Copper smelters to feel heat from lower fees

The cut in 2017 fees is a sign that the copper business of Hindalco and Vedanta may face some pressure on the profitability front in FY18

Photo: Bloomberg
Photo: Bloomberg

A cut in treatment and refining charges (Tc/Rc) is staring copper smelters Hindalco Industries Ltd and Vedanta Ltd in the face. Last week, Reuters reported that Freeport-McMoran Inc. got a 5% cut in the fees it will pay to China’s Jiangxi Copper Corp. to process copper concentrate in 2017. This is the second successive year that it has been cut and will set the benchmark for negotiations in the region, said Reuters. In 2016, these Tc/Rc fees were set at $97.35 per tonne, 9% lower than the previous year, and are now set at $92.50 per tonne for 2017, using the Freeport deal as a benchmark.

Custom smelters buy copper concentrate from mining companies and process them. In turn, they earn fees which represent their main source of profits and not the market price of copper. In addition, by-products such as sulphuric acid too earn them revenue. However, even acid prices have been soft in FY17. When the concentrate market is oversupplied, custom smelters have an upper hand as miners run after buyers. The opposite situation prevails when the market turns tight.

Aurubis AG, a large custom smelter, called these fees too low, reflecting unfounded short sentiment, said another article by Reuters. Smelters believe that more concentrate supply will come to the market later in the year, which may see spot prices increase. However, long-term contracts may prevent them from benefiting from any increase in spot prices.

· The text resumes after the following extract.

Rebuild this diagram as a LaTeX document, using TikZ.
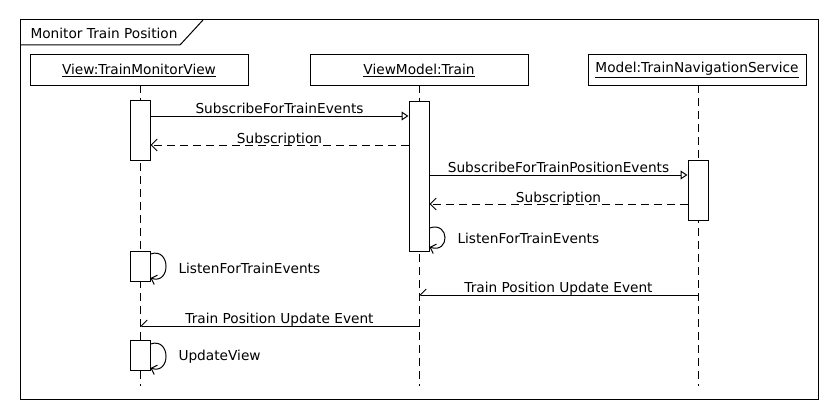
\documentclass[tikz,border=0pt]{standalone}
\usepackage{fontspec}
\setmainfont{DejaVu Sans}
\usetikzlibrary{arrows.meta,calc}
\begin{document}
\begin{tikzpicture}[x=1pt,y=-1pt,line width=1pt,
  font=\fontsize{13.7}{15}\selectfont,
  head/.style={draw,fill=white,minimum width=218pt,minimum height=30pt,inner sep=0pt},
  actbox/.style={draw,fill=white,minimum width=20pt,inner sep=0pt},
  life/.style={dash pattern=on 8pt off 5pt},
  sync/.style={-{Triangle[open,length=7pt,width=9pt]}},
  reply/.style={dash pattern=on 8pt off 5pt,-{Straight Barb[length=6pt,width=12pt]}},
  async/.style={-{Straight Barb[harpoon,swap,length=6pt,width=12pt]}},
  selfcall/.style={-{Straight Barb[length=5pt,width=10pt]}},
  lbl/.style={anchor=base,inner sep=0pt,yshift=3pt},
  side/.style={anchor=west,inner sep=0pt}]
\useasboundingbox[fill=white] (0,0) rectangle (840,420);
% frame
\draw (20,20) rectangle (818,399);
\draw (20,45) -- (180,45) -- (203,20);
\node[anchor=west,inner sep=0pt] (title) at (30,33) {Monitor Train Position};
% lifeline heads
\node[head] (v) at (139,70) {\underline{View:TrainMonitorView}};
\node[head] (vm) at (419,70) {\underline{ViewModel:Train}};
\node[head] (m) at (697,70) {\underline{Model:TrainNavigationService}};
\coordinate (vend) at (140,386);
\coordinate (vmend) at (419,386);
\coordinate (mend) at (698,386);
\draw[life] (140,85) -- (vend);
\draw[life] (419,85) -- (vmend);
\draw[life] (698,85) -- (mend);
% activations
\node[actbox,minimum height=60pt] (a1) at (140,130) {};
\node[actbox,minimum height=150pt] (a2) at (419,176) {};
\node[actbox,minimum height=60pt] (a3) at (698,190) {};
\node[actbox,minimum height=30pt] (a4) at (140,266) {};
\node[actbox,minimum height=30pt] (a5) at (140,355.5) {};
% messages
\draw[sync] (a1.east |- 0,116) -- (a2.west |- 0,116)
  node[lbl,midway] {SubscribeForTrainEvents};
\draw[reply] (a2.west |- 0,145) -- (a1.east |- 0,145)
  node[lbl,midway,yshift=-1pt] {Subscription};
\draw[sync] (a2.east |- 0,175) -- (a3.west |- 0,175)
  node[lbl,midway] {SubscribeForTrainPositionEvents};
\draw[reply] (a3.west |- 0,204) -- (a2.east |- 0,204)
  node[lbl,midway,yshift=-1pt] {Subscription};
\draw[selfcall] (a2.east |- 0,228) .. controls (450,221) and (450,254) .. (a2.east |- 0,247);
\node[side] (l1) at (457,238) {ListenForTrainEvents};
\draw[selfcall] (a4.east |- 0,254) .. controls (171,247) and (171,285) .. (a4.east |- 0,278);
\node[side] (l2) at (178,268) {ListenForTrainEvents};
\draw[async] (mend |- 0,295) -- (vmend |- 0,295)
  node[lbl,midway] {Train Position Update Event};
\draw[async] (vmend |- 0,326) -- (vend |- 0,326)
  node[lbl,midway] {Train Position Update Event};
\draw[selfcall] (a5.east |- 0,344) .. controls (171,337) and (171,375) .. (a5.east |- 0,368);
\node[side] (l3) at (178,357) {UpdateView};
\end{tikzpicture}
\end{document}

In its conference call after its September quarter results, Hindalco Industries management had indicated it was hopeful of fees either staying flat or slightly higher. The company buys 90% of its requirement through long-term contracts and the rest from the spot market. Another domestic company that runs a copper smelter is Vedanta, which said it had seen these fees decline since the start of the year, affecting profitability.

The cut in 2017 fees is a sign that the copper business of these companies may face some pressure on the profitability front in FY18. Higher volumes may be one way of getting over the difficult situation. On the bright side, Hindalco’s aluminium business should be in a position to support its performance, while Vedanta has a number of businesses, including aluminium and zinc, to offset tougher conditions in the copper market.

Both stocks had been doing well as China’s renewed appetite for metals has seen a rally in both metal prices and shares of their producers. Of late, there has been a pull-back, with Vedanta’s shares down around 14% since 11 November, while Hindalco’s shares were down by over 8% in this period.